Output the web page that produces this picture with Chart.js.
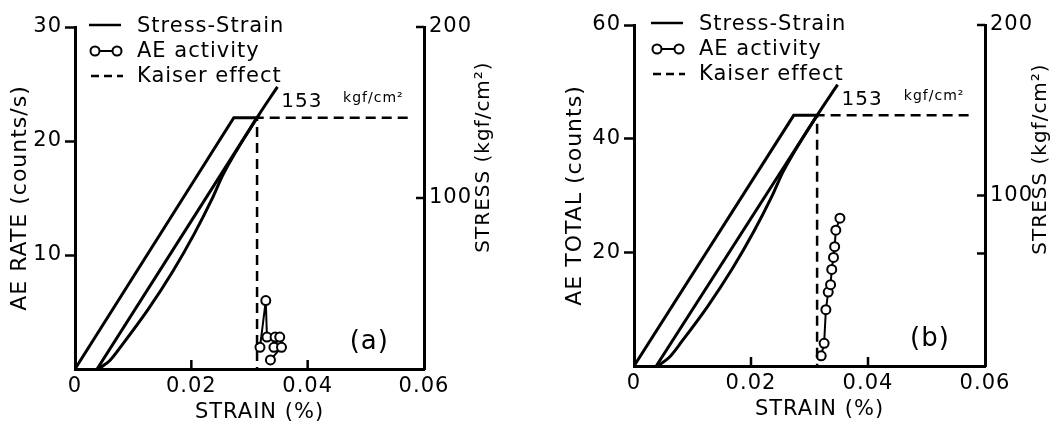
<!DOCTYPE html>
<html>
<head>
<meta charset="utf-8">
<script src="https://cdn.jsdelivr.net/npm/chart.js@4"></script>
<style>
  body { margin: 0; background: #fff; width: 1060px; height: 426px; overflow: hidden; position: relative; }
  canvas { position: absolute; top: 0; }
  #panelA { left: 0; }
  #panelB { left: 530px; }
</style>
</head>
<body>
<canvas id="panelA" width="530" height="426"></canvas>
<canvas id="panelB" width="530" height="426"></canvas>
<script>
// stress-strain loop (strain %, stress kgf/cm2)
const strainLoad = [0, 0.0273, 0.0313, 0.0038];
const stressLoad = [0, 147, 147, 0];
const strainReload = [0.0040, 0.0060, 0.0083, 0.0126, 0.0168, 0.0205, 0.0235, 0.0255, 0.0313, 0.0348];
const stressReload = [0, 5, 15, 35, 57, 79, 99, 114, 147, 165];
// Kaiser effect marker
const strainKaiser = [0.0572, 0.0313, 0.0313];
const stressKaiser = [147, 147, 0];
// (a) AE rate, counts/s
const strainRate = [0.0318, 0.0328, 0.0330, 0.0344, 0.0352, 0.0342, 0.0355, 0.0336];
const aeRate = [1.9, 6.0, 2.8, 2.8, 2.8, 1.9, 1.9, 0.8];
// (b) AE total, counts
const strainTotal = [0.0320, 0.0325, 0.0328, 0.0332, 0.0336, 0.0338, 0.0341, 0.0343, 0.0345, 0.0352];
const aeTotal = [1.8, 4.0, 9.9, 13.0, 14.3, 17.0, 19.1, 21.0, 23.9, 26.0];
// axes
const strainTicks = [0, 0.02, 0.04, 0.06];
const strainLabels = ['0', '0.02', '0.04', '0.06'];
const stressTicks = [100, 200];

const FONT = 'DejaVu Sans';
const pts = (xs, ys) => xs.map((x, i) => ({ x: x, y: ys[i] }));

function line(ctx, x1, y1, x2, y2) {
  ctx.beginPath(); ctx.moveTo(x1, y1); ctx.lineTo(x2, y2); ctx.stroke();
}

function makePanel(id, p) {
  const deco = {
    id: 'deco',
    beforeDraw(chart) { chart.ctx.letterSpacing = '1px'; },
    afterDraw(chart) {
      const { ctx, chartArea: ca, scales } = chart;
      const x = scales.x, y2 = scales.y2;
      ctx.save();
      ctx.letterSpacing = '1px';
      ctx.strokeStyle = '#000';
      ctx.fillStyle = '#000';
      ctx.lineWidth = 2.5;
      // inward tick marks
      strainTicks.slice(1, 3).forEach(v => {
        const px = x.getPixelForValue(v);
        line(ctx, px, ca.bottom, px, ca.bottom - 9);
      });
      p.rightMarks.forEach(v => {
        const py = y2.getPixelForValue(v);
        line(ctx, ca.right, py, ca.right - 8, py);
      });
      // legend
      const lx = ca.left + p.legendDx, ty = ca.top;
      ctx.font = '21px "' + FONT + '"';
      ctx.textBaseline = 'middle';
      ctx.textAlign = 'left';
      ctx.lineWidth = 2.5;
      line(ctx, lx + 14, ty - 2, lx + 46, ty - 2);
      ctx.fillText('Stress-Strain', lx + 62, ty);
      ctx.lineWidth = 2;
      line(ctx, lx + 20, ty + 24, lx + 42, ty + 24);
      [20, 42].forEach(dx => {
        ctx.beginPath(); ctx.arc(lx + dx, ty + 24, 4.5, 0, Math.PI * 2);
        ctx.fillStyle = '#fff'; ctx.fill(); ctx.stroke();
      });
      ctx.fillStyle = '#000';
      ctx.fillText('AE activity', lx + 62, ty + 25);
      ctx.lineWidth = 2.5;
      ctx.setLineDash([8, 5]);
      line(ctx, lx + 16, ty + 49, lx + 48, ty + 49);
      ctx.setLineDash([]);
      ctx.fillText('Kaiser effect', lx + 62, ty + 50);
      // annotations
      ctx.textAlign = 'center';
      ctx.font = '20px "' + FONT + '"';
      ctx.fillText('153', x.getPixelForValue(0.039), y2.getPixelForValue(156));
      ctx.font = '14px "' + FONT + '"';
      ctx.fillText('kgf/cm²', x.getPixelForValue(0.0513), y2.getPixelForValue(158));
      ctx.font = '26px "' + FONT + '"';
      ctx.fillText(p.tag, x.getPixelForValue(0.0506), y2.getPixelForValue(15.5));
      // x axis title
      ctx.font = '21px "' + FONT + '"';
      ctx.fillText('STRAIN (%)', (ca.left + ca.right) / 2 + 10, p.xTitleY);
      // right axis title, reading bottom to top
      ctx.font = '20px "' + FONT + '"';
      ctx.translate(p.rightTitleX, p.rightTitleY);
      ctx.rotate(-Math.PI / 2);
      ctx.fillText('STRESS (kgf/cm²)', 0, 0);
      ctx.restore();
    }
  };

  const tickFont = { family: FONT, size: 21 };
  return new Chart(document.getElementById(id), {
    type: 'scatter',
    data: {
      datasets: [
        { label: 'Stress-Strain', data: pts(strainLoad, stressLoad), yAxisID: 'y2',
          showLine: true, borderColor: '#000', borderWidth: 3, pointRadius: 0 },
        { label: 'Stress-Strain reload', data: pts(strainReload, stressReload), yAxisID: 'y2',
          showLine: true, borderColor: '#000', borderWidth: 3, pointRadius: 0,
          cubicInterpolationMode: 'monotone' },
        { label: 'Kaiser effect', data: pts(strainKaiser, stressKaiser), yAxisID: 'y2',
          showLine: true, borderColor: '#000', borderWidth: 2.5, borderDash: [10, 6], pointRadius: 0 },
        { label: 'AE activity', data: pts(p.aeStrain, p.aeVals), yAxisID: 'y',
          showLine: true, borderColor: '#000', borderWidth: 2, pointRadius: 4.5,
          pointBorderWidth: 2, pointBackgroundColor: '#fff', pointBorderColor: '#000' }
      ]
    },
    options: {
      responsive: false,
      animation: false,
      layout: { autoPadding: false, padding: { top: p.top, left: 0, right: 0, bottom: 0 } },
      plugins: { legend: { display: false }, tooltip: { enabled: false } },
      scales: {
        x: {
          type: 'linear', min: 0, max: 0.06,
          afterBuildTicks: s => { s.ticks = strainTicks.map(v => ({ value: v })); },
          afterFit: s => { s.height = p.xH; },
          grid: { display: true, drawOnChartArea: false, drawTicks: false },
          border: { display: true, color: '#000', width: 3 },
          ticks: { color: '#000', font: tickFont, padding: 5, maxRotation: 0,
            callback: (v, i) => strainLabels[i] }
        },
        y: {
          position: 'left', min: 0, max: p.leftMax,
          afterFit: s => { s.width = p.yW; },
          grid: { display: true, drawOnChartArea: false, drawTicks: true, tickLength: 10,
            tickWidth: 2.5, tickColor: c => c.tick && c.tick.value === 0 ? 'rgba(0,0,0,0)' : '#000' },
          border: { display: true, color: '#000', width: 3 },
          ticks: { color: '#000', font: tickFont, padding: 3, stepSize: p.leftMax / 3,
            callback: v => v === 0 ? '' : v },
          title: { display: true, text: p.leftTitle, color: '#000',
            font: { family: FONT, size: 22, lineHeight: 1.2 }, padding: { top: p.leftTitlePad, bottom: 0 } }
        },
        y2: {
          position: 'right', min: 0, max: 200,
          afterFit: s => { s.width = p.y2W; },
          afterBuildTicks: s => { s.ticks = stressTicks.map(v => ({ value: v })); },
          grid: { display: true, drawOnChartArea: false, drawTicks: false },
          border: { display: true, color: '#000', width: 3 },
          ticks: { color: '#000', font: tickFont, padding: 5 }
        }
      }
    },
    plugins: [deco]
  });
}

makePanel('panelA', {
  aeStrain: strainRate, aeVals: aeRate, leftMax: 30, leftTitle: 'AE RATE (counts/s)',
  yW: 75, y2W: 106, top: 27, xH: 57, leftTitlePad: 7, legendDx: 0, tag: '(a)',
  rightMarks: [100, 200], rightTitleX: 484, rightTitleY: 157, xTitleY: 413
});
makePanel('panelB', {
  aeStrain: strainTotal, aeVals: aeTotal, leftMax: 60, leftTitle: 'AE TOTAL (counts)',
  yW: 104, y2W: 75, top: 25, xH: 60, leftTitlePad: 32, legendDx: 3, tag: '(b)',
  rightMarks: [66, 100, 200], rightTitleX: 511, rightTitleY: 159, xTitleY: 410
});
</script>
</body>
</html>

» **Work to complete**
Starting with the first line of the data above and ending with the line containing "const pts = (xs, ys)", please restate every line exactly, leaving images out.

» **Written solution**
Output the web page that produces this picture with Chart.js.
<!DOCTYPE html>
<html>
<head>
<meta charset="utf-8">
<script src="https://cdn.jsdelivr.net/npm/chart.js@4"></script>
<style>
  body { margin: 0; background: #fff; width: 1060px; height: 426px; overflow: hidden; position: relative; }
  canvas { position: absolute; top: 0; }
  #panelA { left: 0; }
  #panelB { left: 530px; }
</style>
</head>
<body>
<canvas id="panelA" width="530" height="426"></canvas>
<canvas id="panelB" width="530" height="426"></canvas>
<script>
// stress-strain loop (strain %, stress kgf/cm2)
const strainLoad = [0, 0.0273, 0.0313, 0.0038];
const stressLoad = [0, 147, 147, 0];
const strainReload = [0.0040, 0.0060, 0.0083, 0.0126, 0.0168, 0.0205, 0.0235, 0.0255, 0.0313, 0.0348];
const stressReload = [0, 5, 15, 35, 57, 79, 99, 114, 147, 165];
// Kaiser effect marker
const strainKaiser = [0.0572, 0.0313, 0.0313];
const stressKaiser = [147, 147, 0];
// (a) AE rate, counts/s
const strainRate = [0.0318, 0.0328, 0.0330, 0.0344, 0.0352, 0.0342, 0.0355, 0.0336];
const aeRate = [1.9, 6.0, 2.8, 2.8, 2.8, 1.9, 1.9, 0.8];
// (b) AE total, counts
const strainTotal = [0.0320, 0.0325, 0.0328, 0.0332, 0.0336, 0.0338, 0.0341, 0.0343, 0.0345, 0.0352];
const aeTotal = [1.8, 4.0, 9.9, 13.0, 14.3, 17.0, 19.1, 21.0, 23.9, 26.0];
// axes
const strainTicks = [0, 0.02, 0.04, 0.06];
const strainLabels = ['0', '0.02', '0.04', '0.06'];
const stressTicks = [100, 200];

const FONT = 'DejaVu Sans';
const pts = (xs, ys) => xs.map((x, i) => ({ x: x, y: ys[i] }));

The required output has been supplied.